Split the pomegranates, take the seeds, and put them in a colander. Put the colander on top of a saucepan. Juice the seeds with your hands–set aside the fiber.

Pour the pomegranate juice into a deep saucepan, add the lemon juice and the brown sugar. Bring to a boil. Keep it on a slow boil and reduce the juice to a quarter of the original volume. The juice will turn into an deep and intense pomegranate molasses with the reduction.  It will be incredibly sweet and tart. Set aside.

To make the Walnut paste

Roast the walnut pieces in a 350 degree oven for 10 mnts. Run your palms over the roasted pieces and blow out the skins. Run in a processor until the pieces are sort of a grainy powder. Set aside.

To make the Chicken

Pour about 3 tablespoons of olive oil in a heavy bottomed saucepan, and add about a quarter of the diced onion in it along with the cinnamon and the bay leaves. When the onions are sort of translucent, add chicken pieces (diced and marinated in salt and pepper) to the onion mixture. Cook on medium heat until cooked. Set aside.

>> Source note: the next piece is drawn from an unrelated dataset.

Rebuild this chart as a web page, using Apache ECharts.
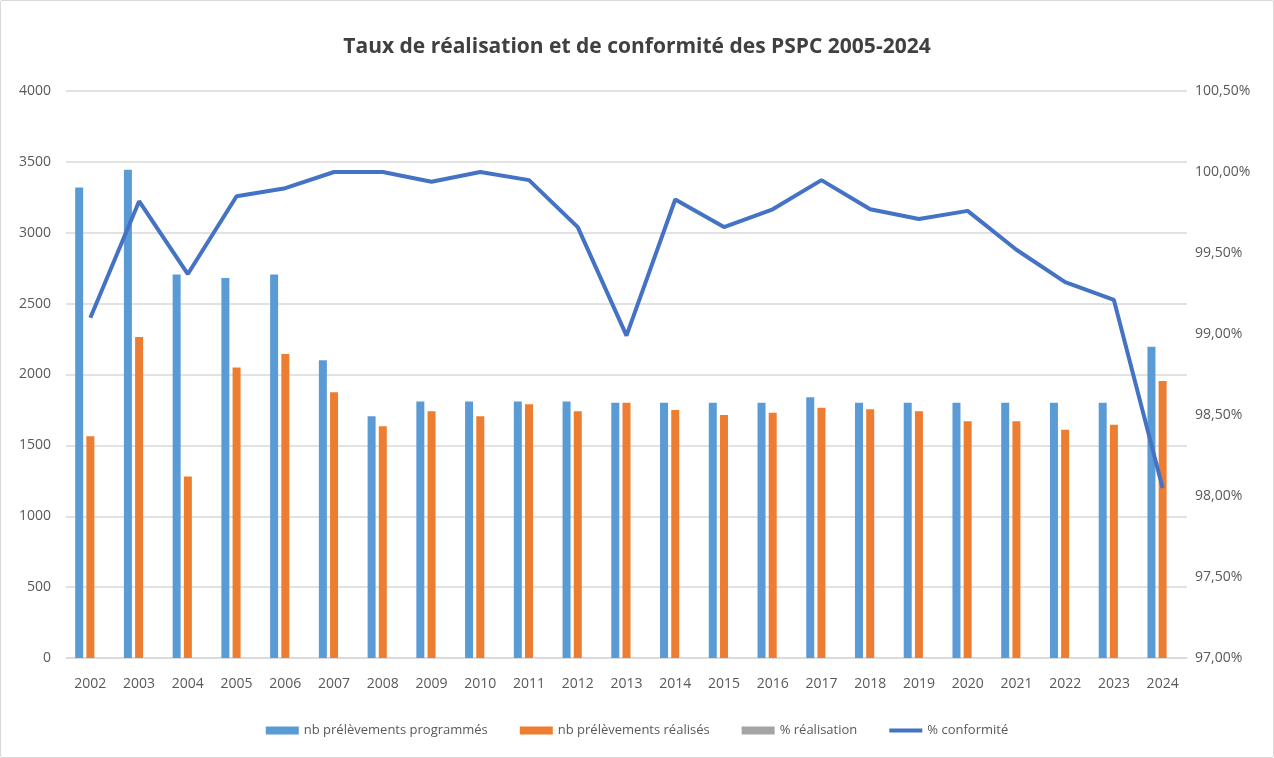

In a heavy bottomed saucepan, add the remaining olive oil, onions, cinnamon sticks and bay leaves. Keep it on medium heat. Add the ground roasted walnut. Mix well. Pour the pomegranate molasses reduction into the walnut onion mix. Stir well. Add a quarter cup of chicken or vegetable stock to the walnut-pomegranate mix. Cook on low heat for about 30 mnts until the sauce is reduced to a dark brown color and the walnut oil separates on top.

Add the cooked chicken pieces to the pomegranate-walnut mix. Stir and mix well with the pomegranate-walnut sauce. Adjust salt to taste. Cook for 10 mnts on low to medium flame until the chicken is well incorporated into the sauce.

Serve the fesenjan on top of hot Basmati or Persian rice. Delicious!